L'idea di scrivere un testo sugli hoarder è di Alessandro Gassman. Tre anni fa stavo lavorando alla riscrittura di Roman e il suo Cucciolo e Alessandro mi chiamò al telefono: 'Sono appena stato in America e ho visto un reality su un fenomeno pazzesco, devi scriverci un testo'. Gli feci ripetere la parola hoarder due o tre volte, non l'avevo mai sentita, e riagganciai con un sensazione di disagio. Mi capita sempre così quando mi suggeriscono un tema, mi fa sentire inadeguato. Non ci lavoro mai. Ma avevo sentito Alessandro così entusiasta che un pomeriggio mi misi a cercare queste benedette trasmissioni su internet. E scoprii che parlavano di persone che conoscevo molto bene. Persone vicinissime a me nel senso letterale del termine.

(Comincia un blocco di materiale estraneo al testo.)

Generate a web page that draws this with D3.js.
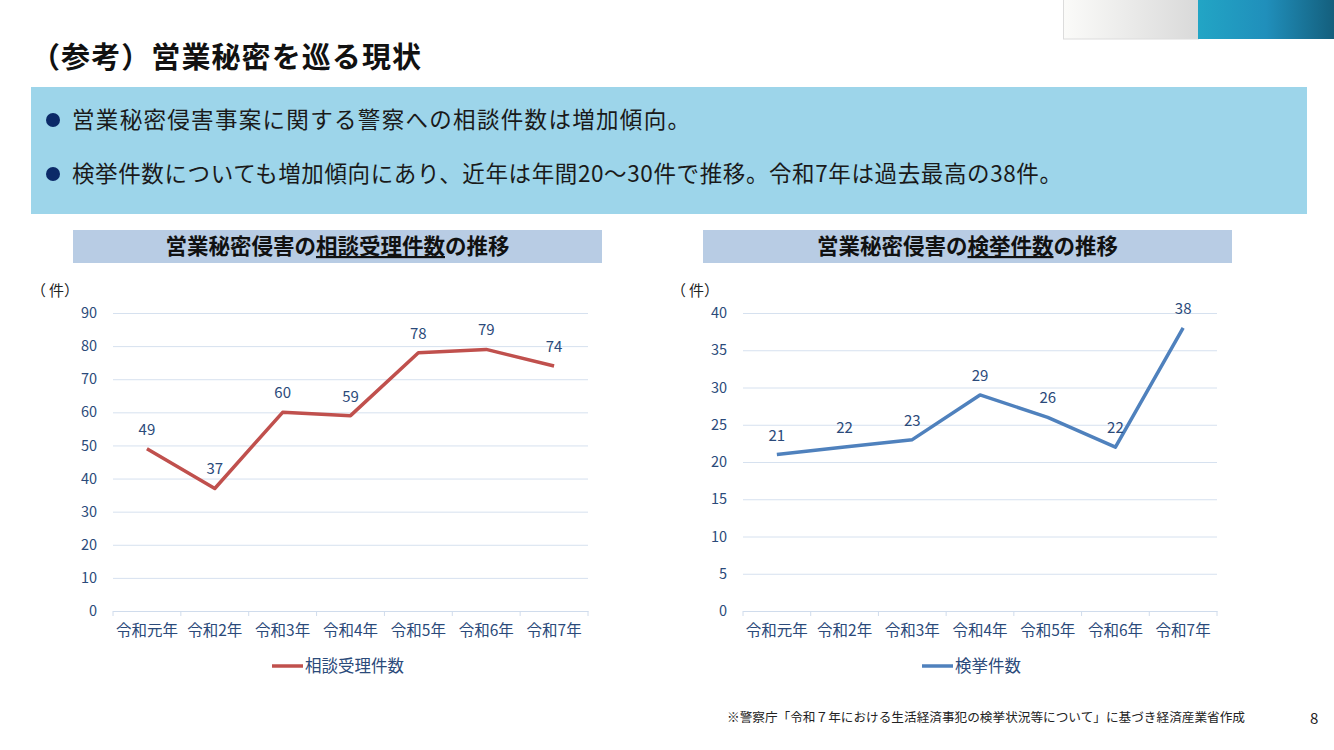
<!DOCTYPE html>
<html>
<head>
<meta charset="utf-8">
<script src="https://cdn.jsdelivr.net/npm/d3@7"></script>
<style>
	body { margin: 0; background: #fff; }
	svg { display: block; }
	text { font-family: "Noto Sans CJK JP", "Noto Sans", sans-serif; }
</style>
</head>
<body>
<div id="page"></div>
<script>

var categories = ["令和元年", "令和2年", "令和3年", "令和4年", "令和5年", "令和6年", "令和7年"];
var consultValues = [49, 37, 60, 59, 78, 79, 74];
var arrestValues = [21, 22, 23, 29, 26, 22, 38];
var consultTicks = [0, 10, 20, 30, 40, 50, 60, 70, 80, 90];
var arrestTicks = [0, 5, 10, 15, 20, 25, 30, 35, 40];

var textBlue = "#2b4a7a";

var svg = d3.select("#page")
	.append("svg")
	.attr("width", 1334)
	.attr("height", 750);

var defs = svg.append("defs");

var g1 = defs.append("linearGradient").attr("id", "greyGrad");
g1.append("stop").attr("offset", "0%").attr("stop-color", "#fbfbf9");
g1.append("stop").attr("offset", "100%").attr("stop-color", "#d9d9d9");

var g2 = defs.append("linearGradient").attr("id", "blueGrad");
g2.append("stop").attr("offset", "0%").attr("stop-color", "#22a5c5");
g2.append("stop").attr("offset", "50%").attr("stop-color", "#208fbb");
g2.append("stop").attr("offset", "100%").attr("stop-color", "#145f7d");

// top right decoration
svg.append("rect")
	.attr("x", 1063.5).attr("y", -1)
	.attr("width", 135).attr("height", 40)
	.attr("fill", "url(#greyGrad)")
	.attr("stroke", "#dcdcdc");

svg.append("rect")
	.attr("x", 1198).attr("y", 0)
	.attr("width", 136).attr("height", 39)
	.attr("fill", "url(#blueGrad)");

// title
svg.append("text")
	.attr("x", 31).attr("y", 68)
	.attr("font-size", 29)
	.attr("font-weight", "bold")
	.attr("fill", "#111")
	.attr("textLength", 390)
	.attr("lengthAdjust", "spacing")
	.text("（参考）営業秘密を巡る現状");

// summary box
svg.append("rect")
	.attr("x", 31).attr("y", 87)
	.attr("width", 1276).attr("height", 127)
	.attr("fill", "#9dd5ea");

var bullets = [
	{ y: 120, t: "営業秘密侵害事案に関する警察への相談件数は増加傾向。", w: 618 },
	{ y: 174, t: "検挙件数についても増加傾向にあり、近年は年間20～30件で推移。令和7年は過去最高の38件。", w: 990 }
];

bullets.forEach(function(b) {
	svg.append("circle")
		.attr("cx", 53).attr("cy", b.y)
		.attr("r", 7)
		.attr("fill", "#0c2a68");
	svg.append("text")
		.attr("x", 72).attr("y", b.y + 8)
		.attr("font-size", 22.5)
		.attr("fill", "#1a1a1a")
		.attr("textLength", b.w)
		.attr("lengthAdjust", "spacing")
		.text(b.t);
});

function header(x, pre, mid, post) {
	svg.append("rect")
		.attr("x", x).attr("y", 230)
		.attr("width", 529).attr("height", 33)
		.attr("fill", "#b8cce4");
	var t = svg.append("text")
		.attr("x", x + 264.5).attr("y", 254)
		.attr("text-anchor", "middle")
		.attr("font-size", 21.5)
		.attr("font-weight", "bold")
		.attr("fill", "#111");
	t.append("tspan").text(pre);
	t.append("tspan").attr("text-decoration", "underline").text(mid);
	t.append("tspan").text(post);
}

header(73, "営業秘密侵害の", "相談受理件数", "の推移");
header(703, "営業秘密侵害の", "検挙件数", "の推移");

function lineChart(opt) {

	var x = d3.scaleBand()
		.domain(categories)
		.range([opt.left, opt.right]);

	var y = d3.scaleLinear()
		.domain([0, opt.max])
		.range([611, 313]);

	var chart = svg.append("g");

	// unit label, spaced out like the original's wide brackets
	var unit = chart.append("text")
		.attr("y", 296)
		.attr("font-size", 15)
		.attr("fill", "#222");
	unit.append("tspan").attr("x", opt.unitX).text("（");
	unit.append("tspan").attr("x", opt.unitX + 18).text("件");
	unit.append("tspan").attr("x", opt.unitX + 33).text("）");

	// gridlines + y labels
	var yAxis = chart.append("g")
		.attr("transform", "translate(" + opt.left + ",0)")
		.call(d3.axisLeft(y)
			.tickValues(opt.ticks)
			.tickSize(-(opt.right - opt.left))
			.tickPadding(16));

	yAxis.select(".domain").remove();
	yAxis.selectAll("line").attr("stroke", "#d6e1ef").attr("stroke-width", 1);
	yAxis.selectAll("text")
		.attr("font-size", 14.5)
		.attr("fill", textBlue)
		.style("font-family", "'Noto Sans CJK JP', sans-serif");

	// x axis
	var xAxis = chart.append("g")
		.attr("transform", "translate(0,611)")
		.call(d3.axisBottom(x).tickSize(0).tickPadding(14));

	xAxis.select(".domain").attr("stroke", "#d0dcec");
	xAxis.selectAll("text")
		.attr("font-size", 15.5)
		.attr("fill", textBlue)
		.style("font-family", "'Noto Sans CJK JP', sans-serif");

	var tickXs = categories.map(function(c) { return x(c); }).concat([opt.right]);
	chart.append("g")
		.selectAll("line")
		.data(tickXs)
		.enter()
		.append("line")
		.attr("x1", function(d) { return d; })
		.attr("x2", function(d) { return d; })
		.attr("y1", 611)
		.attr("y2", 616)
		.attr("stroke", "#d0dcec");

	var line = d3.line()
		.x(function(d, i) { return x(categories[i]) + x.bandwidth() / 2; })
		.y(function(d) { return y(d); });

	chart.append("path")
		.datum(opt.values)
		.attr("d", line)
		.attr("fill", "none")
		.attr("stroke", opt.color)
		.attr("stroke-width", 3.5)
		.attr("stroke-linejoin", "round");

	chart.append("g")
		.selectAll("text")
		.data(opt.values)
		.enter()
		.append("text")
		.attr("x", function(d, i) { return x(categories[i]) + x.bandwidth() / 2; })
		.attr("y", function(d) { return y(d) - 14; })
		.attr("text-anchor", "middle")
		.attr("font-size", 15)
		.attr("fill", textBlue)
		.text(function(d) { return d; });

	// legend
	chart.append("line")
		.attr("x1", opt.legendX).attr("x2", opt.legendX + 31)
		.attr("y1", 666).attr("y2", 666)
		.attr("stroke", opt.color)
		.attr("stroke-width", 3.5);

	chart.append("text")
		.attr("x", opt.legendX + 33).attr("y", 672)
		.attr("font-size", 16.5)
		.attr("fill", textBlue)
		.text(opt.name);
}

lineChart({
	left: 113, right: 588, max: 90, ticks: consultTicks,
	values: consultValues, color: "#c0504d",
	unitX: 31, legendX: 272, name: "相談受理件数"
});

lineChart({
	left: 743, right: 1217, max: 40, ticks: arrestTicks,
	values: arrestValues, color: "#4f81bd",
	unitX: 671, legendX: 922, name: "検挙件数"
});

// footnote
svg.append("text")
	.attr("x", 727).attr("y", 722)
	.attr("font-size", 12.5)
	.attr("fill", "#222")
	.attr("textLength", 518)
	.attr("lengthAdjust", "spacingAndGlyphs")
	.text("※警察庁「令和７年における生活経済事犯の検挙状況等について」に基づき経済産業省作成");

svg.append("text")
	.attr("x", 1310).attr("y", 724)
	.attr("font-size", 15)
	.attr("fill", "#222")
	.text("8");

</script>
</body>
</html>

In America chiamano con una sola parola, hoarder, quella gente di cui noi diciamo: vive in un disordine bestiale, a casa sua non riesci nemmeno a camminarci, tanta roba ci ha dentro. Pare che laggiù il fenomeno coinvolga milioni di persone. Gli psicologi l'hanno definito un disagio psichico grave. Ci hanno scritto saggi, che qualche produttore televisivo audace ha pensato potessero diventare spunti per un reality di successo. Qui da noi il problema, più che a livello psichico, è percepito a livello condominiale. Anche per la differenza di abitudine abitative: là villette in legno dove ciascuno fa e disfa un po' come crede, qua casermette o casermoni con o senza portineria, con leggine, divieti, regolamenti, devastanti assemblee e liti da manicomio. Insomma qui un hoarder non solo non è considerato né dalla psichiatria né dalla tivù, ma ha una vita molto più difficile sul campo.
Si dice: uno scrittore deve immedesimarsi nei personaggi. Ma forse sarebbe più preciso dire: uno scrittore deve trovare dentro di sé quella zona che somiglia a quel tal personaggio. Ecco, per scrivere di un hoarder questo lavoro non è difficile. Siamo tutti un po' hoarder, almeno in un punto della nostra casa. Per esempio io da hoarder ho la scrivania. Se qualcuno di voi entrasse nel mio studio in questo momento ci vedrebbe sopra: il telefono, la lampada da tavolo, due computer di cui uno abbastanza rotto, una statuetta in plastica dell'uomo ragno, le fotografie delle vacanze, la teiera e una tazza, decine di libri, decine di penne di cui almeno la metà non scrivono, una lente d'ingrandimento, un metro a scomparsa, un galleggiante da pesca, bollettini postali di multe non pagate, la rivista dei programmi tv di Sky, due medaglie di bronzo eredità di mio zio, l'ultimo numero dell'Espresso ancora dentro il cellophane e un pezzo di cemento che è venuto giù ieri dal balcone del vicino e che non mancherò di mostrargli alla prossima assemblea condominiale. Secondo voi il mio problema è riordinare la scrivania? No. Il mio problema è la donna delle pulizie. Ho il terrore che ci metta le mani e sposti le cose. Perché questo apparente disordine è nella mia testa un ordine molto preciso, che però - ecco il dramma - conosco solo io.
Quando ho finito di scrivere la storia che vedrete, non avevo ancora un titolo. Chiamare il lavoro con una parola americana che comincia con acca-a-o non mi andava. La sua traduzione letterale accumulatore avrebbe dato l'idea che fosse ambientato da un elettrauto. E poi volevo qualcosa di positivo. Perché è vero, l'hoarder è uno che accumula, perciò interpreta uno dei peggiori vizi di una civiltà inflattiva. Ma è anche una persona che non butta, che riutilizza, che restituisce valore, cioè in qualche modo è un ecologista. E poi non è nel disordine, nell'immondizia che spesso sono nascosti i tesori? L'idea me l'ha data un'amica di famiglia, una signora all'antica che ho incontrato a Pavia, la mia città d'origine. Le ho parlato della mia famiglia, del nuovo figlio in arrivo, dei problemi economici, della casa da ristrutturare e lei mi ha salutato stringendomi la mano e sussurrandomi con voce cordiale: 'Tante belle cose'.